Copy out all the lines exactly. Omit pictures.
╭──
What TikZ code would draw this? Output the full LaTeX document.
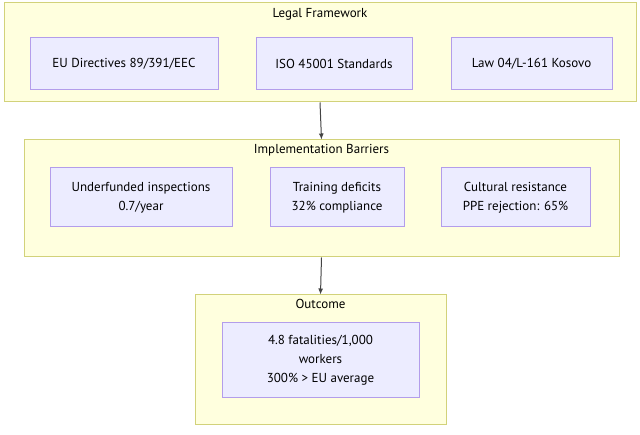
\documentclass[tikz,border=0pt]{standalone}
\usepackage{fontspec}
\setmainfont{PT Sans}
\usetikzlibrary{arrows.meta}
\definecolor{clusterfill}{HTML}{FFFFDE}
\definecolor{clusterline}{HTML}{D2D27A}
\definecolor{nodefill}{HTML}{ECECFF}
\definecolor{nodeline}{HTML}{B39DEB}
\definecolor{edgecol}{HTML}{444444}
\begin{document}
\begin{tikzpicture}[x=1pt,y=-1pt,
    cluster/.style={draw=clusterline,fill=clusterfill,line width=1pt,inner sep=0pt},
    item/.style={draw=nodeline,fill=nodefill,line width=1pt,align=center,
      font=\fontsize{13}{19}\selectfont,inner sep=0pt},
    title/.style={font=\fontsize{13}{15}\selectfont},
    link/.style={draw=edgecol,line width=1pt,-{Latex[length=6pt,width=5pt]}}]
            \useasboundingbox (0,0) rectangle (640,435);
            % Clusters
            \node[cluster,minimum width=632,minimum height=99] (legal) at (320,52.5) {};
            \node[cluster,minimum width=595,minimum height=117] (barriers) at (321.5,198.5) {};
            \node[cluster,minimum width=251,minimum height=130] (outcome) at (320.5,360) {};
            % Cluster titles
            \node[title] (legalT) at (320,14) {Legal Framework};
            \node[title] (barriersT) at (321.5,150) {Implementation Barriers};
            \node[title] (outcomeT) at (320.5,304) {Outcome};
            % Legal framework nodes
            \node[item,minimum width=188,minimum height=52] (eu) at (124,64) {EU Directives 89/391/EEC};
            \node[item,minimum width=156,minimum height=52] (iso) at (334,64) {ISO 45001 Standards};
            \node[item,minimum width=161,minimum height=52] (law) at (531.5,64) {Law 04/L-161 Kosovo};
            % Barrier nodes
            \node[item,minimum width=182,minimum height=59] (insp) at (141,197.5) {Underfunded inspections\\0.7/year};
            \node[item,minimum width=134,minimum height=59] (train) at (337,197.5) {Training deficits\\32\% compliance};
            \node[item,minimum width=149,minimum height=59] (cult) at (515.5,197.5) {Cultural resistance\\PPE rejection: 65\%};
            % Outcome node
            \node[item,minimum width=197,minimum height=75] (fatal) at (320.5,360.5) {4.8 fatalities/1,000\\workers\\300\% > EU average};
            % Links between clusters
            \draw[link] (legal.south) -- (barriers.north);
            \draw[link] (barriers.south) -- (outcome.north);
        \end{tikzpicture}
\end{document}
╰──
Response
What TikZ code would draw this? Output the full LaTeX document.
\documentclass[tikz,border=0pt]{standalone}
\usepackage{fontspec}
\setmainfont{PT Sans}
\usetikzlibrary{arrows.meta}
\definecolor{clusterfill}{HTML}{FFFFDE}
\definecolor{clusterline}{HTML}{D2D27A}
\definecolor{nodefill}{HTML}{ECECFF}
\definecolor{nodeline}{HTML}{B39DEB}
\definecolor{edgecol}{HTML}{444444}
\begin{document}
\begin{tikzpicture}[x=1pt,y=-1pt,
    cluster/.style={draw=clusterline,fill=clusterfill,line width=1pt,inner sep=0pt},
    item/.style={draw=nodeline,fill=nodefill,line width=1pt,align=center,
      font=\fontsize{13}{19}\selectfont,inner sep=0pt},
    title/.style={font=\fontsize{13}{15}\selectfont},
    link/.style={draw=edgecol,line width=1pt,-{Latex[length=6pt,width=5pt]}}]
            \useasboundingbox (0,0) rectangle (640,435);
            % Clusters
            \node[cluster,minimum width=632,minimum height=99] (legal) at (320,52.5) {};
            \node[cluster,minimum width=595,minimum height=117] (barriers) at (321.5,198.5) {};
            \node[cluster,minimum width=251,minimum height=130] (outcome) at (320.5,360) {};
            % Cluster titles
            \node[title] (legalT) at (320,14) {Legal Framework};
            \node[title] (barriersT) at (321.5,150) {Implementation Barriers};
            \node[title] (outcomeT) at (320.5,304) {Outcome};
            % Legal framework nodes
            \node[item,minimum width=188,minimum height=52] (eu) at (124,64) {EU Directives 89/391/EEC};
            \node[item,minimum width=156,minimum height=52] (iso) at (334,64) {ISO 45001 Standards};
            \node[item,minimum width=161,minimum height=52] (law) at (531.5,64) {Law 04/L-161 Kosovo};
            % Barrier nodes
            \node[item,minimum width=182,minimum height=59] (insp) at (141,197.5) {Underfunded inspections\\0.7/year};
            \node[item,minimum width=134,minimum height=59] (train) at (337,197.5) {Training deficits\\32\% compliance};
            \node[item,minimum width=149,minimum height=59] (cult) at (515.5,197.5) {Cultural resistance\\PPE rejection: 65\%};
            % Outcome node
            \node[item,minimum width=197,minimum height=75] (fatal) at (320.5,360.5) {4.8 fatalities/1,000\\workers\\300\% > EU average};
            % Links between clusters
            \draw[link] (legal.south) -- (barriers.north);
            \draw[link] (barriers.south) -- (outcome.north);
        \end{tikzpicture}
\end{document}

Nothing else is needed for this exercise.